If you want real organizational reinvention:

  • Model how you want decisions to be made—before you delegate them.
  • Start showing up differently before your team is told the structure has changed.
  • Stop rescuing by reflex. Let others feel the weight of true ownership.

Behavior creates belief. And belief sustains structure.

You don’t need to change everything overnight. But you do need to start somewhere real. Here are three practice-based shifts that signal true reinvention is underway:

Practice 1: Step Back From the Next Decision You’d Normally Own
Let it go. Don’t pre-approve. Don’t follow up. Watch what happens—and own the discomfort.

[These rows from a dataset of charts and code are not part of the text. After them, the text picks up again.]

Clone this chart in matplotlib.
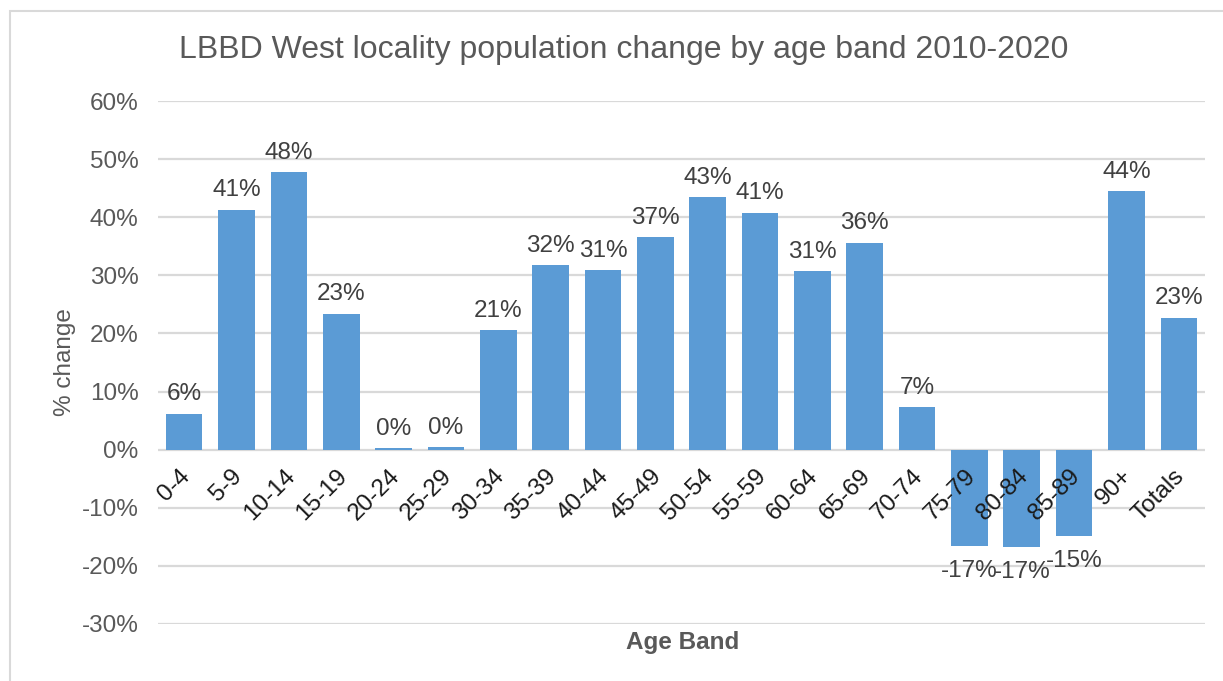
import matplotlib.pyplot as plt
from matplotlib.patches import Rectangle
from matplotlib.ticker import FuncFormatter

age_bands = ["0-4", "5-9", "10-14", "15-19", "20-24", "25-29", "30-34", "35-39",
             "40-44", "45-49", "50-54", "55-59", "60-64", "65-69", "70-74",
             "75-79", "80-84", "85-89", "90+", "Totals"]
pct_change = [6.2, 41.3, 47.8, 23.4, 0.3, 0.4, 20.6, 31.8, 30.9, 36.6,
              43.4, 40.8, 30.7, 35.6, 7.3, -16.6, -16.7, -14.9, 44.5, 22.7]
y_ticks = [-30, -20, -10, 0, 10, 20, 30, 40, 50, 60]

BAR = "#5B9BD5"
GRID = "#D9D9D9"
TEXT = "#595959"
LABEL = "#404040"
FS = 17.5

plt.rcParams["font.family"] = ["Liberation Sans", "DejaVu Sans"]

fig = plt.figure(figsize=(12.23, 6.81), dpi=100)
ax = fig.add_axes([158 / 1223, 1 - 624 / 681, 1047 / 1223, 523 / 681])

x = list(range(len(age_bands)))
ax.bar(x, pct_change, width=0.7, color=BAR, zorder=3)

ax.set_xlim(-0.5, len(age_bands) - 0.5)
ax.set_ylim(-30, 60)
ax.set_yticks(y_ticks)
ax.yaxis.set_major_formatter(FuncFormatter(lambda v, _: f"{v:.0f}%"))
ax.tick_params(axis="y", length=0, pad=14, labelsize=FS, labelcolor=TEXT)
ax.set_xticks([])
ax.grid(axis="y", color=GRID, linewidth=1.6, zorder=0)
for s in ax.spines.values():
    s.set_visible(False)

# category labels sit just under the zero line
for i, lab in enumerate(age_bands):
    ax.text(i - 0.1, -2.6, lab, rotation=45, ha="right", va="top",
            rotation_mode="anchor", fontsize=FS, color="#1a1a1a")

# data labels
for i, v in enumerate(pct_change):
    if v >= 0:
        ax.annotate(f"{v:.0f}%", (i, v), xytext=(0, 6), textcoords="offset points",
                    ha="center", va="bottom", fontsize=FS, color=LABEL)
    else:
        ax.annotate(f"{v:.0f}%", (i, v), xytext=(0, -10), textcoords="offset points",
                    ha="center", va="top", fontsize=FS, color=LABEL)

ax.set_ylabel("% change", fontsize=FS, color=TEXT)
ax.yaxis.set_label_coords((76 - 158) / 1047, 0.5)
fig.text(683 / 1223, 1 - 643 / 681, "Age Band", ha="center", va="center",
         fontsize=FS, fontweight="bold", color=TEXT)
fig.text(624 / 1223, 1 - 50 / 681, "LBBD West locality population change by age band 2010-2020",
         ha="center", va="center", fontsize=23, color=TEXT)

fig.patches.append(Rectangle((10 / 1223, -0.1), 1.0, 1 - 11 / 681 + 0.1,
                             transform=fig.transFigure, fill=False,
                             edgecolor=GRID, linewidth=1.5))

fig.savefig("out.png", dpi=100)
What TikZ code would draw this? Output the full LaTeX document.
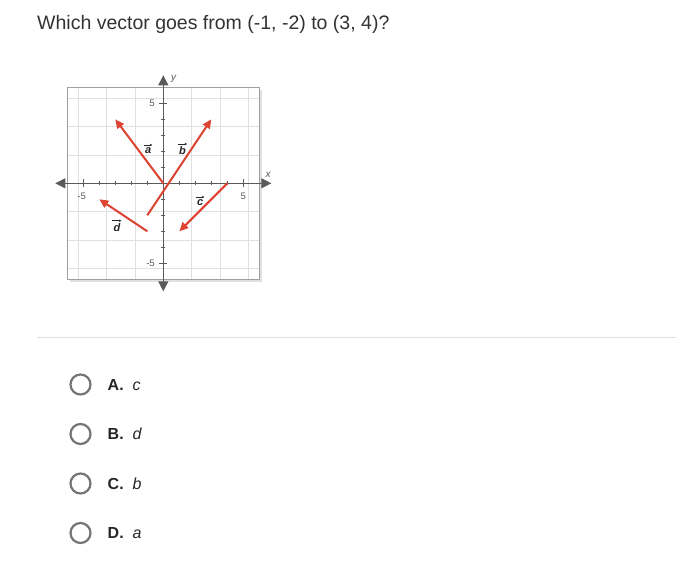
\documentclass[tikz,border=0pt]{standalone}
\usepackage{fontspec}
\setmainfont{Liberation Sans}
\usetikzlibrary{arrows.meta}
\definecolor{vred}{RGB}{222,66,48}
\definecolor{axgray}{RGB}{90,90,90}
\definecolor{gridgray}{RGB}{224,224,224}
\definecolor{boxgray}{RGB}{160,160,160}
\definecolor{qtext}{RGB}{51,51,51}
\definecolor{radiogray}{RGB}{117,117,117}
\tikzset{
  vecline/.style={vred, line width=2pt, -{Triangle[length=9pt,width=8pt]}},
  axisline/.style={axgray, line width=1.2pt},
  ticklab/.style={font=\fontsize{9.5}{10}\selectfont, text=axgray, inner sep=0pt},
  veclab/.style={font=\fontsize{11}{12}\selectfont\bfseries\itshape, text=black!85, inner sep=0.5pt},
  vecarrow/.style={black!85, line width=0.6pt, -{Stealth[length=2.5pt,width=2.5pt]}},
  radio/.style={circle, draw=radiogray, line width=2.2pt, minimum size=20pt, inner sep=0pt},
  optlab/.style={font=\fontsize{16}{18}\selectfont, text=black!85, anchor=base west, inner sep=0pt},
}
\begin{document}
\begin{tikzpicture}[x=1pt,y=-1pt]
\path[use as bounding box, fill=white] (0,0) rectangle (676,565);
\node[anchor=base west, inner sep=0pt, text=qtext, font=\fontsize{19.5}{22}\selectfont] (q) at (37,29) {Which vector goes from (-1, -2) to (3, 4)?};
\draw[gridgray, line width=0.8pt] (37,337.5) -- (676,337.5);
\begin{scope}[shift={(163.3,183.3)}, x=16pt, y=16pt]
  % shadow
  \fill[black!12] (-5.85,-6.15) rectangle (6.15,5.85);
  \fill[white] (-6,-6) rectangle (6,6);
  \draw[gridgray, line width=0.6pt] (-6,-6) grid (6,6);
  \draw[boxgray, line width=1.5pt] (-6,-6) rectangle (6,6);
  % axes
  \draw[axisline, {Triangle[length=10pt,width=10pt]}-{Triangle[length=10pt,width=10pt]}] (-6.75,0) coordinate (xl) -- (6.75,0) coordinate (xr);
  \draw[axisline, {Triangle[length=10pt,width=10pt]}-{Triangle[length=10pt,width=10pt]}] (0,-6.75) coordinate (yb) -- (0,6.75) coordinate (yt);
  \foreach \i in {-5,...,5} {
    \draw[axgray, line width=0.5pt] (\i,-0.12) -- (\i,0.12);
    \draw[axgray, line width=0.5pt] (-0.12,\i) -- (0.12,\i);
  }
  \draw[axgray, line width=0.6pt] (-5,-0.25) -- (-5,0.25);
  \draw[axgray, line width=0.6pt] (5,-0.25) -- (5,0.25);
  \draw[axgray, line width=0.6pt] (-0.25,5) -- (0.25,5);
  \draw[axgray, line width=0.6pt] (-0.25,-5) -- (0.25,-5);
  \node[ticklab] (xm5) at (-5.1,-0.8) {-5};
  \node[ticklab] (xp5) at (5,-0.8) {5};
  \node[ticklab] (yp5) at (-0.7,5) {5};
  \node[ticklab] (ym5) at (-0.8,-5) {-5};
  \node[font=\fontsize{10}{11}\selectfont\itshape, text=axgray, inner sep=0pt] (xlab) at (6.55,0.5) {x};
  \node[font=\fontsize{10}{11}\selectfont\itshape, text=axgray, inner sep=0pt] (ylab) at (0.65,6.5) {y};
  % vectors
  \coordinate (a0) at (0,0);   \coordinate (a1) at (-3,4);
  \coordinate (b0) at (-1,-2); \coordinate (b1) at (3,4);
  \coordinate (c0) at (4,0);   \coordinate (c1) at (1,-3);
  \coordinate (d0) at (-1,-3); \coordinate (d1) at (-4,-1);
  \draw[vecline] (a0) -- (a1);
  \draw[vecline] (b0) -- (b1);
  \draw[vecline] (c0) -- (c1);
  \draw[vecline] (d0) -- (d1);
  \foreach \n/\t/\p in {la/a/{(-0.95,2.05)}, lb/b/{(1.2,2.05)}, lc/c/{(2.3,-1.2)}, ld/d/{(-2.9,-2.75)}} {
    \node[veclab] (\n) at \p {\t};
    \draw[vecarrow] ([xshift=-0.5pt,yshift=1.8pt]\n.north west) -- ([xshift=0.5pt,yshift=1.8pt]\n.north east);
  }
\end{scope}
% options
\foreach \y/\L/\v [count=\k] in {384.5/A/c, 434/B/d, 483.5/C/b, 533/D/a} {
  \node[radio] (r\k) at (80.5,\y) {};
  \node[optlab] (o\k) at (107.5,\y+5.8) {\textbf{\L.}\hspace{9pt}\textit{\v}};
}
\end{tikzpicture}
\end{document}
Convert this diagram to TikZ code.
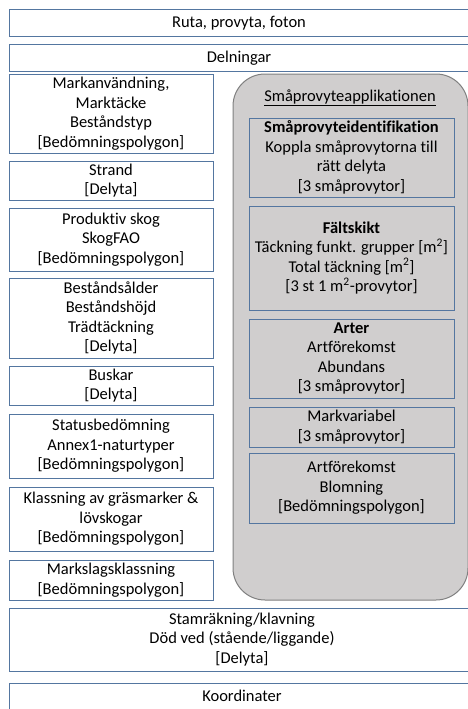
\documentclass[tikz,border=0pt]{standalone}
\usepackage{fontspec}
\setmainfont{Carlito}[Ligatures=NoCommon]
\definecolor{ramblue}{RGB}{84,118,160}
\definecolor{appgra}{RGB}{208,206,206}
\definecolor{kantgra}{RGB}{128,128,128}
\tikzset{
  ruta/.style={draw=ramblue, line width=1pt, fill=white, align=center, inner sep=0pt},
  smaruta/.style={ruta, fill=none},
}
\begin{document}
\begin{tikzpicture}[x=1pt, y=-1pt, font=\fontsize{16.5}{19.5}\selectfont]
  \clip (0,0) rectangle (468,709);
  \useasboundingbox (0,0) rectangle (468,709);
  \fill[white] (0,0) rectangle (468,709);
  % hela bredden, överst
  \node[ruta, minimum width=460pt, minimum height=26.5pt] (ruta) at (239,23.25) {Ruta, provyta, foton};
  \node[ruta, minimum width=460pt, minimum height=26pt] (delning) at (239,58) {Delningar};
  % vänster kolumn
  \node[ruta, minimum width=204pt, minimum height=79pt] (markanv) at (111,113.5)
    {Markanvändning,\\Marktäcke\\Beståndstyp\\{[}Bedömningspolygon]};
  \node[ruta, minimum width=204pt, minimum height=39pt] (strand) at (111,180.5)
    {Strand\\{[}Delyta]};
  \node[ruta, minimum width=204pt, minimum height=63pt] (prodskog) at (111,239.5)
    {Produktiv skog\\SkogFAO\\{[}Bedömningspolygon]};
  \node[ruta, minimum width=204pt, minimum height=80pt] (bestand) at (111,318)
    {Beståndsålder\\Beståndshöjd\\Trädtäckning\\{[}Delyta]};
  \node[ruta, minimum width=204pt, minimum height=39pt] (buskar) at (111,385.5)
    {Buskar\\{[}Delyta]};
  \node[ruta, minimum width=204pt, minimum height=64pt] (status) at (111,446)
    {Statusbedömning\\Annex1-naturtyper\\{[}Bedömningspolygon]};
  \node[ruta, minimum width=204pt, minimum height=64pt] (klassning) at (111,519)
    {Klassning av gräsmarker \&\\lövskogar\\{[}Bedömningspolygon]};
  \node[ruta, minimum width=204pt, minimum height=40pt] (markslag) at (111,580)
    {Markslagsklassning\\{[}Bedömningspolygon]};
  % småprovyteapplikationen (grå ruta)
  \node[draw=kantgra, fill=appgra, line width=1pt, rounded corners=32pt,
        minimum width=235pt, minimum height=526pt, inner sep=0pt] (app) at (350.5,337) {};
  \node (apptitel) at (350,98) {\underline{Småprovyteapplikationen}};
  \node[smaruta, minimum width=205pt, minimum height=79pt] (identif) at (351.5,157.5)
    {\textbf{Småprovyteidentifikation}\\Koppla småprovytorna till\\rätt delyta\\{[}3 småprovytor]};
  \node[smaruta, minimum width=205pt, minimum height=104pt] (faltskikt) at (351.5,258)
    {\textbf{Fältskikt}\\Täckning funkt. grupper [m\textsuperscript{2}]\\Total täckning [m\textsuperscript{2}]\\{[}3 st 1 m\textsuperscript{2}-provytor]};
  \node[smaruta, minimum width=205pt, minimum height=79pt] (arter) at (351.5,358.5)
    {\textbf{Arter}\\Artförekomst\\Abundans\\{[}3 småprovytor]};
  \node[smaruta, minimum width=205pt, minimum height=40pt] (markvar) at (351.5,427)
    {Markvariabel\\{[}3 småprovytor]};
  \node[smaruta, minimum width=205pt, minimum height=70pt] (blomning) at (351.5,488)
    {Artförekomst\\Blomning\\{[}Bedömningspolygon]};
  % hela bredden, nederst
  \node[ruta, minimum width=466pt, minimum height=63pt] (stam) at (242,639.5)
    {Stamräkning/klavning\\Död ved (stående/liggande)\\{[}Delyta]};
  \node[ruta, minimum width=466pt, minimum height=36pt] (koord) at (242,701)
    {\raisebox{5pt}[\height][\depth]{Koordinater}};
\end{tikzpicture}
\end{document}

Practice 2: Let Escalation Go Unanswered for 24 Hours
If your team escalates something that should be within their scope, don’t reply immediately. Let the system answer itself. If it doesn’t, that’s a design clue.

Practice 3: Narrate Your Behavior Change
Say it aloud: “I’m stepping back from X so that Y can now own this fully.” Behavior without narration can feel like abandonment. Framing helps the team anchor. These aren’t symbolic. They’re instructional. Your behavior teaches the team how serious the reinvention really is.

Every founder asks, “How do I build a team I can trust?” But the better question is: “What does my team currently believe I don’t trust them with?”

And then:

  • “What have I said is delegated—but haven’t truly let go of?”
  • “Where am I still the fallback—even when I said I’m not the owner?”
  • “What part of my leadership feels irreplaceable—and is that a strength or a risk?”

The answers won’t always be comfortable. But they’ll be honest. And honesty is the real foundation of reinvention.

Early-stage teams confuse role with function. Someone handles marketing—but also ops. Someone does product—but also supports. Founders wear every hat. That’s fine—until the team hits six, or ten, or fifteen. Beyond that, clarity must scale faster than coordination. Structure isn’t about who reports to whom. It’s about how decisions are made, how work flows, and how accountability sticks.

But none of that can happen unless the founder changes too. Here’s the hidden dynamic: early team members often conflate loyalty with invisibility. They pick up work without formal ownership. They avoid escalation to “protect” the founder. And because the culture is still personality-driven, people hesitate to assert boundaries that might contradict unspoken norms.

At this stage, friction gets mislabeled as growing pains. But what’s really happening is structural lag. The company’s ambition outpaces its operating system. And unless the founder actively shifts from heroic operator to systems designer, the org won’t just slow—it will start to regress.

You don’t need a perfect structure to begin. You need a leadership mirror—one that reflects how your current behavior limits your team’s next stage. Reinvention isn’t about vision statements. It’s about building a system that doesn’t need you in every loop. Not because you don’t care—but because you’ve built something others can carry, clearly and confidently, without your constant presence.

This kind of change feels slow at first. It’s quieter than a rebrand and less visible than a reorg. But it compounds faster than anything else—because once your team experiences real ownership, momentum becomes internal, not borrowed. So if you’re leading a change, ask yourself this: Have I changed first? Have I created a system that signals clarity, even when I’m not in the room?

Because the most powerful version of organizational reinvention doesn’t start with a new chart. It starts with a leader who stops being the center—and starts building centers of trust.